A montage of coming attractions does little to avert the mounting sense of unease: Paloma Faith weeping as she embraces a singer in a waterproof poncho; a man shouting “I’m 90 years old!” at the wrong camera; Hammond laughing into a succession of pensioners’ faces while swaddled in a cow-patterned coat. Here, clearly, is a show prepared to meet the very specific demands of the Sunday evening schedules. Sunday evening is, after all, sacrosanct. It is the land of Esther Rantzen and Harry Secombe: any singing show that nudges its slipper into such hallowed pastures must be prepared to turn up the thermostat and dial down the thinking accordingly. And Your Song does that – to a level that could reasonably be described as nightmarish.

And yet it seems unsatisfied with this: it wants more. What this “more” might consist of, however, is never entirely clear. Anyway, shhh, because here comes 17-year-old Elliot, whose “story” is that he loves his adoptive mum. The teenager wants to sing Fall on Me by Andrea and Matteo Bocelli because “it says everything that I’d want to say to her”. This seems a peculiar thing to declare, given that the exuberantly bearded Elliot is evidently more than capable of expressing his feelings for his mother without recourse to generic Euro-balladry. But second-hand emotions are very much Your Song’s bag, and so Elliot clambers on to the temporary stage – which has, touchingly, been erected in the shadow of an unusually large branch of NatWest – and proceeds to sing. We immediately cut to Faith and Ryder, who are watching the proceedings from a nearby hotel. “Classy vocal,” says Ryder. “A real chest voice.”

We will have to take his word for it because, as with Channel 4’s The Piano (both series were made by the same production company), Your Song seems determined not to let us hear more than a few seconds of any of its performances. Instead, they’re interspersed with comments from the judges (“I want to give him a hug!”), pre-performance interviews with contestants (“… pillar of strength …”), and shots of Hammond dancing with said contestant’s sobbing relatives.

The backstories continue apace. One contestant grew up on a council estate. Another had a kidney transplant. Ollie doesn’t seem to have a story but does have a man bun and a self-penned song about the importance of “having a laugh”.

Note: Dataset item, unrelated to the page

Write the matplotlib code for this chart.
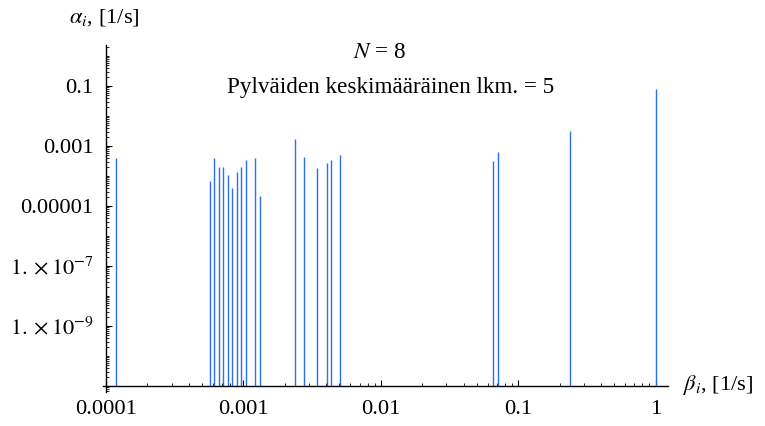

For all its celebratory amateurishness, its air of shopping-precinct karaoke, there is a question mark at the heart of Your Song, a prolonged “um …?” that afflicts every aspect of this wellspring of shoestring sentimentality. The question being: what exactly is this cack? Nobody seems to know. The selection process is opaque. How important is a contestant’s backstory? Does it trump raw talent? “We’re looking for someone who’s got a strong story and has the ability vocally to connect their story with their performance,” says Faith, in the manner of one who has rehearsed this line many, many times yet remains bewildered by its fundamental bollocksness. “Smashing it,” agrees Ryder uneasily. “100%”. A well-meaning mass of teeth and hair, Ryder spends the first episode vacillating between tentative excitement and shuffling sheepishness, like a wookiee that’s been told off for guffing in pilates.

Like The Piano, Your Song is playing all the right talent-show notes, but not necessarily in the right order. Only the rain remains a constant.

At one point, apropos nothing, we cut to Faith and Ryder peering blankly through their hotel window at the events below, like the ghosts of Edwardian siblings cursed for ever to watch Alison Hammond high-fiving a passing hen party.

“I actually feel like screaming,” gasps Elliot, overcome with emotion after his performance. You and me both, pal.